Advice: “I think it’s one of the worst elements of corporate culture: The close circles and who gets CC’d and on which email and who gets invited to which meeting,” says Poku-Spalding. “I remember going through that with a boss who just kept leaving me out of meetings. I would encourage you to speak to whoever you know was in the meeting, whoever you are closest to, and find an opportunity to ask them in a very non-confrontational manner about what happened. I’d say something like, ‘I would really love the opportunity to sit in on the next meeting and was wondering what you think about x, y, z.’ Be prepared that not everyone is going to listen to your grievances in the spirit in which they were intended.”

Issue: Being told you need to smile more.

Story Time: “I work at a university in California and my immediate supervisor and the dean are both women as well. However, I’ve been told I didn’t get a promotion because I ‘need to smile more’ and on two other occasions was directed to be sure to wear a smile as I go about my workday. The directive was given to a group of several staff people by the dean, and we happened to all be female. I don’t believe she would have given this directive if a man had been present.” —Jessica, 37

Supporting Evidence:Ah, a classic inappropriate remark: Being told you should smile more often. The real question here is, would you tell Mark from accounting that he needs to smile more? Don’t think so. In fact, in a survey of over 500 women, Byte discovered that 98 percent of women had been asked to smile at some point in their lives, and 58 percent of those women were asked at work. What’s even more cringe-worthy is that 53 percent of the time, it was a male co-worker commenting on their smile—or lack thereof.

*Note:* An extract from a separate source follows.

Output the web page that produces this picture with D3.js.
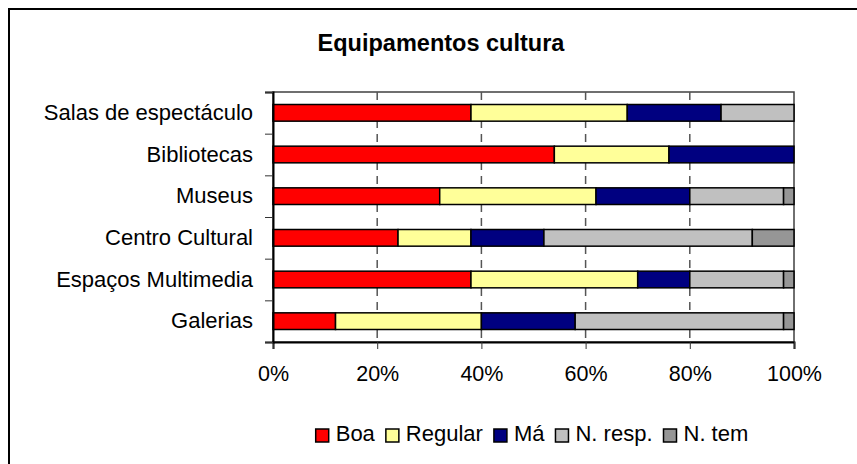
<!DOCTYPE html>
<html>
<head>
<meta charset="utf-8">
<script src="https://cdn.jsdelivr.net/npm/d3@7"></script>
<style>
  body { margin: 0; background: #fff; }
  svg { display: block; }
  text { font-family: "Liberation Sans", Arial, sans-serif; fill: #000; }
</style>
</head>
<body>
<script>
'use strict';

let categories = ['Salas de espectáculo', 'Bibliotecas', 'Museus', 'Centro Cultural', 'Espaços Multimedia', 'Galerias'];
let seriesNames = ['Boa', 'Regular', 'Má', 'N. resp.', 'N. tem'];
let boa     = [38, 54, 32, 24, 38, 12];
let regular = [30, 22, 30, 14, 32, 28];
let ma      = [18, 24, 18, 14, 10, 18];
let nResp   = [14,  0, 18, 40, 18, 40];
let nTem    = [ 0,  0,  2,  8,  2,  2];
let xTicks  = [0, 20, 40, 60, 80, 100];
let colors  = ['#ff0000', '#ffff99', '#000080', '#c0c0c0', '#969696'];

let table = categories.map(function(c, i){
	return {cat: c, 'Boa': boa[i], 'Regular': regular[i], 'Má': ma[i], 'N. resp.': nResp[i], 'N. tem': nTem[i]};
});

let width = 857, height = 464;
let margin = {left: 273, top: 92};
let plotW = 521, plotH = 250;

let svg = d3.select('body').append('svg').attr('width', width).attr('height', height);

// outer chart frame (runs off the bottom/right of the picture)
svg.append('rect')
	.attr('x', 9).attr('y', 9).attr('width', 900).attr('height', 500)
	.attr('fill', 'none').attr('stroke', '#000').attr('stroke-width', 2);

svg.append('text')
	.attr('x', 441).attr('y', 51)
	.attr('text-anchor', 'middle')
	.style('font-weight', 'bold').style('font-size', '23.5px')
	.text('Equipamentos cultura');

let x = d3.scaleLinear().domain([0, 100]).range([0, plotW]);
let y = d3.scaleBand().domain(categories).range([0, plotH]).paddingInner(0.6).paddingOuter(0.3);
let yEdge = d3.scaleLinear().domain([0, categories.length]).range([0, plotH]);

let g = svg.append('g').attr('transform', 'translate(' + margin.left + ',' + margin.top + ')');

// plot border
g.append('rect')
	.attr('x', 0).attr('y', 0).attr('width', plotW).attr('height', plotH)
	.attr('fill', 'none').attr('stroke', '#404040').attr('stroke-width', 1.5);

// dashed gridlines
g.append('g').selectAll('line')
	.data(xTicks.slice(1, -1))
	.enter().append('line')
	.attr('x1', function(d){ return x(d); }).attr('x2', function(d){ return x(d); })
	.attr('y1', 0).attr('y2', plotH)
	.attr('stroke', '#555').attr('stroke-width', 1.5)
	.attr('stroke-dasharray', '8,6');

let stacked = d3.stack().keys(seriesNames)(table);

g.selectAll('.series')
	.data(stacked)
	.enter().append('g')
	.attr('class', 'series')
	.attr('fill', function(d, i){ return colors[i]; })
	.selectAll('rect')
	.data(function(d){ return d.filter(function(p){ return p[1] - p[0] > 0; }); })
	.enter().append('rect')
	.attr('x', function(d){ return x(d[0]); })
	.attr('width', function(d){ return x(d[1]) - x(d[0]); })
	.attr('y', function(d){ return y(d.data.cat); })
	.attr('height', y.bandwidth())
	.attr('stroke', '#000').attr('stroke-width', 1.5);

// x axis
let xAxis = d3.axisBottom(x).tickValues(xTicks).tickFormat(function(d){ return d + '%'; })
	.tickSize(7).tickPadding(17);
let xg = g.append('g').attr('transform', 'translate(0,' + plotH + ')').call(xAxis);
xg.select('.domain').attr('stroke', '#000').attr('stroke-width', 2);
xg.selectAll('.tick line').attr('stroke', '#333');
xg.selectAll('text').style('font-size', '21.5px').attr('fill', '#000');

// y axis: tick marks between categories
let yTickAxis = d3.axisLeft(yEdge).tickValues(d3.range(categories.length + 1)).tickFormat('').tickSize(8);
let yg = g.append('g').call(yTickAxis);
yg.select('.domain').attr('stroke', '#000').attr('stroke-width', 2);
yg.selectAll('.tick line').attr('stroke', '#333');

// y axis: category labels
let yLabelAxis = d3.axisLeft(y).tickSize(0).tickPadding(20);
let yl = g.append('g').call(yLabelAxis);
yl.select('.domain').remove();
yl.selectAll('text').style('font-size', '22px').attr('fill', '#000');

// legend
let legend = svg.append('g');
let cursor = 0;
seriesNames.forEach(function(name, i){
	let item = legend.append('g').attr('transform', 'translate(' + cursor + ',0)');
	item.append('rect')
		.attr('x', 0).attr('y', -12).attr('width', 13).attr('height', 13)
		.attr('fill', colors[i]).attr('stroke', '#000').attr('stroke-width', 1.5);
	let t = item.append('text')
		.attr('x', 20).attr('y', 0)
		.style('font-size', '22px')
		.text(name);
	cursor += 20 + t.node().getComputedTextLength() + 11;
});
let legendW = cursor - 11;
legend.attr('transform', 'translate(' + (532 - legendW / 2) + ',441)');
</script>
</body>
</html>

Advice: “I think that the further up the ladder you go, the more it becomes about who you know and who you can impress, and less about what you know. And I think it’s so important for women to understand that and to take that concept with them from the beginning of their careers, all the way up the chain,” Poku-Spalding says. “Women rarely got to do or act how they want without consequence, so it’s important to build relationships around you that can help you ascend. Having people on your side helps in situations where you feel outnumbered.”

Issue: Getting asked inappropriate questions.

Story Time: “I’d gone for an interview for a client servicing role at a marketing agency. During the interview, the CEO asked me a personal question about my age. After I told him I’m 29, his next question was ‘Aren’t you going to marry soon?’ He then asked me another personal question about how I’ll be able to manage my personal and professional life after marriage.” —Urvashi, 29

Supporting Evidence: Let’s put it this way: In the U.S., it is literally illegal to ask someone about their marital status, children, or family plans in a job interview. And if conversations like this come up after you’ve already started working there, they’re no less inappropriate.

Advice: “I think as employers, and as leaders, it’s very important to find the informal opportunities to connect with your employees when they’re more likely to share things in a more casual manner. When you actually get to know people and understand what’s happening in their lives and their perspective on work from who they are as a person, it becomes a different conversation,” says Poku-Spalding. “I think it’s up to us as leaders give permission to our employees to be vulnerable by being vulnerable ourselves, then we’re more likely to create an environment where that’s more open. As an employee, be direct with your truth and your needs—even in the difficult moments.”